In this paper, we present results from five corefloods (RC1 to RC5) from the Jurassic Portlandian limestone (ф ~ 19.80% and k = 606 mD) using 5000 ppm, 10,000 ppm, 25,000 ppm and 27,000 ppm of partly neutralized Diethylenetriamine pentamethylenephosphoric acid (DETPMP) at pH 4 and 2. The purpose of this study was to study the effect of inhibitor concentration and pH on the inhibitor adsorption and on the evolution of the inhibitor and cation (calcium and magnesium) return concentrations. These corefloods were performed using long cores (12 in.), which were treated with just 0.5 pore volume (PV) of inhibitor. Another purpose was to study the transport and inhibitor/carbonate rock interactions when less than 1 PV of inhibitor solution is injected. This allows for consumption of the inhibitor during propagation and return, rather than saturating the core with many PV to full adsorptive capacity of the inhibitor/rock system. This study showed that the higher the concentration of SI and lower the pH, the more calcium dissolution is observed (from the [Ca2+] effluents).
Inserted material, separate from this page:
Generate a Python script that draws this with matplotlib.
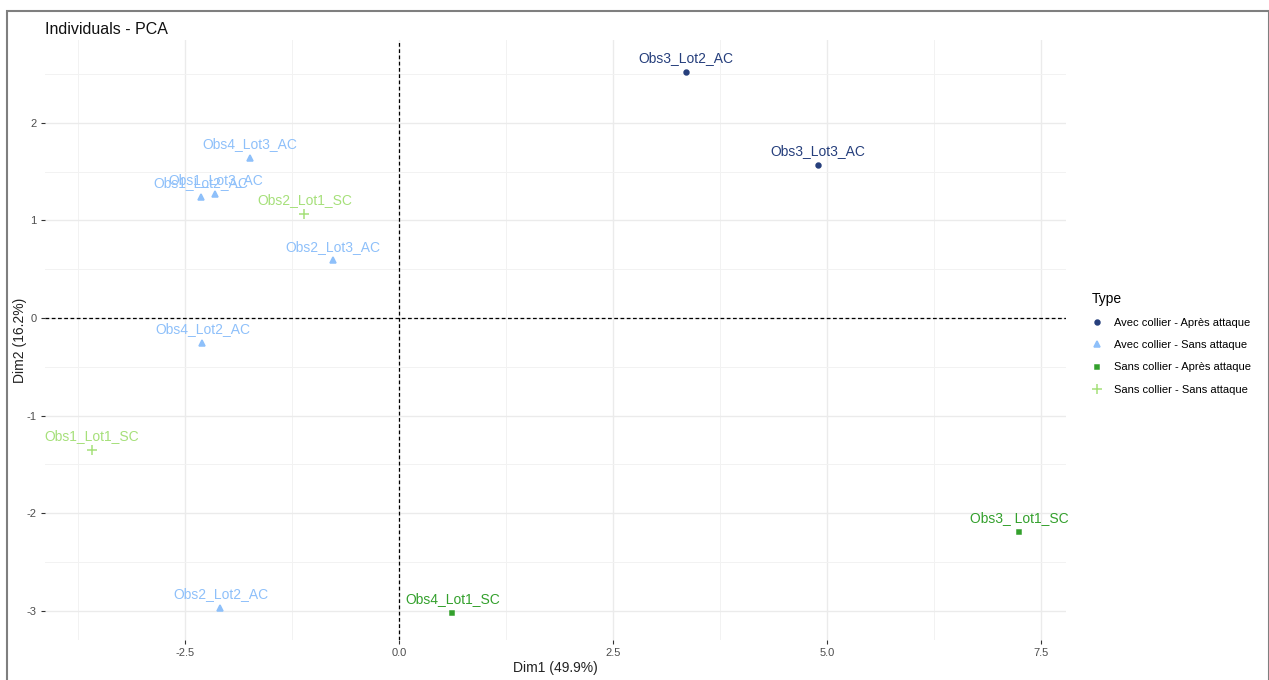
import matplotlib.pyplot as plt
from matplotlib.lines import Line2D
from matplotlib.patches import Rectangle

plt.rcParams['font.family'] = ['Liberation Sans', 'DejaVu Sans']
plt.rcParams['axes.unicode_minus'] = False

# Individus (coordonnées)
noms = ['Obs3_Lot2_AC', 'Obs3_Lot3_AC', 'Obs4_Lot3_AC', 'Obs1_Lot2_AC',
        'Obs1_Lot3_AC', 'Obs2_Lot1_SC', 'Obs2_Lot3_AC', 'Obs4_Lot2_AC',
        'Obs1_Lot1_SC', 'Obs2_Lot2_AC', 'Obs4_Lot1_SC', 'Obs3_ Lot1_SC']
dim1 = [3.35, 4.89, -1.75, -2.32, -2.15, -1.11, -0.78, -2.30, -3.59, -2.09, 0.62, 7.24]
dim2 = [2.52, 1.57, 1.64, 1.24, 1.27, 1.07, 0.59, -0.26, -1.35, -2.97, -3.02, -2.19]
types = ['AC_apres', 'AC_apres', 'AC_sans', 'AC_sans', 'AC_sans', 'SC_sans',
         'AC_sans', 'AC_sans', 'SC_sans', 'AC_sans', 'SC_apres', 'SC_apres']

type_ordre = ['AC_apres', 'AC_sans', 'SC_apres', 'SC_sans']
type_labels = ['Avec collier - Après attaque', 'Avec collier - Sans attaque',
               'Sans collier - Après attaque', 'Sans collier - Sans attaque']
couleurs = {'AC_apres': '#263f7c', 'AC_sans': '#8ec0fa',
            'SC_apres': '#33a02c', 'SC_sans': '#a6e07a'}
marqueurs = {'AC_apres': 'o', 'AC_sans': '^', 'SC_apres': 's', 'SC_sans': '+'}
tailles = {'AC_apres': 3.5, 'AC_sans': 4, 'SC_apres': 3.5, 'SC_sans': 6.5}

fig = plt.figure(figsize=(12.69, 6.8), dpi=100)
ax = fig.add_axes([45 / 1269, 40 / 680, (1066 - 45) / 1269, (640 - 40) / 680])

for x, y, nom, t in zip(dim1, dim2, noms, types):
    ax.plot(x, y, marker=marqueurs[t], color=couleurs[t], ms=tailles[t],
            mew=1.1, ls='none', zorder=3)
    ax.annotate(nom, (x, y), xytext=(0, 5), textcoords='offset points',
                ha='center', va='bottom', fontsize=10, color=couleurs[t], zorder=4)

ax.axvline(0, color='black', ls=(0, (3, 2)), lw=0.9, zorder=2)
ax.axhline(0, color='black', ls=(0, (3, 2)), lw=0.9, zorder=2)

ax.set_xlim(-4.14, 7.79)
ax.set_ylim(-3.30, 2.85)
ax.set_xticks([-2.5, 0.0, 2.5, 5.0, 7.5])
ax.set_xticklabels(['-2.5', '0.0', '2.5', '5.0', '7.5'])
ax.set_yticks([-3, -2, -1, 0, 1, 2])
ax.set_xticks([-3.75, -1.25, 1.25, 3.75, 6.25], minor=True)
ax.set_yticks([-2.5, -1.5, -0.5, 0.5, 1.5, 2.5], minor=True)
ax.grid(True, which='major', color='#ebebeb', lw=1.0, zorder=0)
ax.grid(True, which='minor', color='#f2f2f2', lw=0.7, zorder=0)
ax.tick_params(which='major', length=3, color='#333333', labelsize=8,
               labelcolor='#4d4d4d', pad=3)
ax.tick_params(which='minor', length=0)
for s in ax.spines.values():
    s.set_visible(False)

ax.set_xlabel('Dim1 (49.9%)', fontsize=10, color='#222222', labelpad=2)
ax.set_ylabel('Dim2 (16.2%)', fontsize=10, color='#222222', labelpad=0)
fig.text(45 / 1269, 1 - 30 / 680, 'Individuals - PCA', fontsize=11.5,
         color='#111111', va='center', ha='left')

handles = [Line2D([], [], marker=marqueurs[t], color=couleurs[t], ls='none',
                  ms=tailles[t], mew=1.1) for t in type_ordre]
leg = ax.legend(handles, type_labels, title='Type', loc='upper left',
                bbox_to_anchor=(1.015, 0.597), frameon=False, fontsize=8,
                title_fontsize=10, handletextpad=1.0, labelspacing=1.1,
                handlelength=1.0)
leg._legend_box.align = 'left'

# cadre gris autour de l'image
fig.patches.append(Rectangle((7 / 1269, -0.05), 1 - 7.5 / 1269, 1 - 11 / 680 + 0.05,
                             transform=fig.transFigure, fill=False,
                             edgecolor='#7f7f7f', lw=1.5))

fig.savefig('out.png', dpi=100)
In all treatments there is a decrease in the [Mg2+] effluent corresponding directly to the increase in calcium. The effluent cation results in the long corefloods which strongly support the view that both magnesium and calcium are binding quite strongly to the DETPMP scale inhibitor. These observations lead us to a number of conclusions on the factors that must be included in a full carbonate model. In particular, our experimental results, along with some simple modeling, greatly clarify the role of both calcium and magnesium in the mechanism of the scale inhibitor retention in carbonate systems.